Iran and the P5+1 group (the United States, Britain, China, France, Russia and Germany) have set a November 24 deadline for a historic accord curbing the Islamic republic's nuclear energy program after a decade of on-off negotiations.

The West accuses Iran of seeking to develop the nuclear weapons under the guise of a peaceful civilian energy program.

Israel in the past has raised the threat of military action to prevent Iran from getting the bomb, while Washington has left its options open.

"We do have the capability -- were we asked to use it -- to address an Iranian nuclear capability," said General Martin Dempsey, chairman of the Joint Chief of Staff.

"But... as we look at using the military instrument if necessary to address the Iranian nuclear issue, that would delay it, it will not eliminate it," he told a forum at the Carnegie Endowment for International Peace.

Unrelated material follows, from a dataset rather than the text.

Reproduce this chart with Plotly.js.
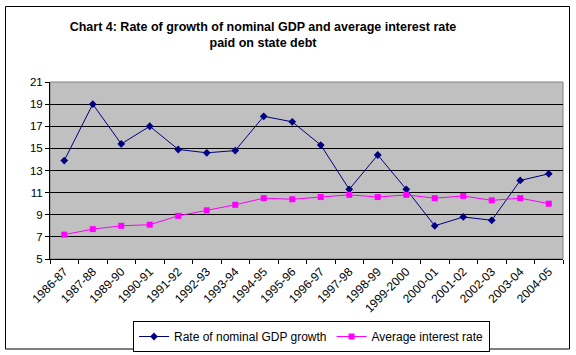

The United States and Iran broke off diplomatic ties in 1980, but the two sides have both engaged in the multilateral negotiations over Tehran's nuclear program.

Top U.S. diplomat John Kerry and Iranian Foreign Minister Mohammad Javad Zarif are due to meet in Oman over the weekend in talks hosted by European Union foreign affairs chief Catherine Ashton.

A final session of talks is then due to take place in Vienna from November 18-24, and Kerry has stressed that the deadline would not be extended.

"What really makes the nuclear capability of Iran an issue, is not centrifuges and ballistic missiles but rather the human capital that has the expertise to regenerate it," Dempsey explained.

"We do have the capability to delay their nuclear enterprise by some number of years, which I won't obviously articulate here."